Why make wakeup imprecise by default? The slop allows for some coalescing of nearby (in time) events into a single wakeup, saving power[0]. This article provides some figures that give a good intuition for why this might work: https://arstechnica.com/gadgets/2013/06/how-os-x-mavericks-w...

See also: tickless kernels in general[1]; FreeBSD switched to a tickless kernel with coalescing about 5.5 years ago[2].

[0]: https://en.wikipedia.org/wiki/Timer_coalescing

[1]: https://en.wikipedia.org/wiki/Tickless_kernel

[2]: https://svnweb.freebsd.org/base?view=revision&revision=24777...

2 comments

Yes it's true. This kernel has no tick.
"Well, that's what I heard!"
I agree that this can be beneficial, but do any BSDs support any laptop hardware as easily or as well as Linux does? Even assuming that hardware support is there, does the battery life even compare well to Linux on the same hardware, let alone Windows 10?

If one of the best kept secrets of open source is that some BSD somewhere has great hardware support and battery life better than Windows and Linux... that would be awesome!

To answer the broad question, yes, some BSDs (FreeBSD) support some laptop hardware[0] as well as Linux does. And yes, the battery life is comparable.
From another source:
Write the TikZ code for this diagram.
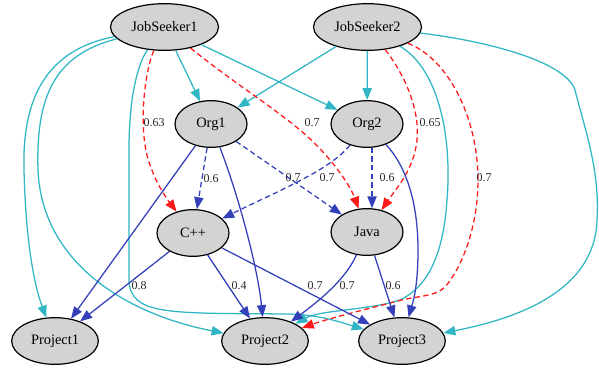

FreeBSD has good support for idling in C-states, which is where most of your CPU power saving comes from; support for setting and managing P-states (which no longer have much impact on modern Intel CPUs, but mattered historically) via e.g., "powerd;" and support for wifi power saving modes and screen dimming (other big power draws).

The question that was sort of implied but not directly asked might be: if you pick a random laptop, do I think it's likely a BSD will support it better than Linux? And there I think the honest answer is "no." Linux definitely has an advantage in breadth of driver coverage.

In many ways FreeBSD is a well-kept "secret," but it's not a panacea.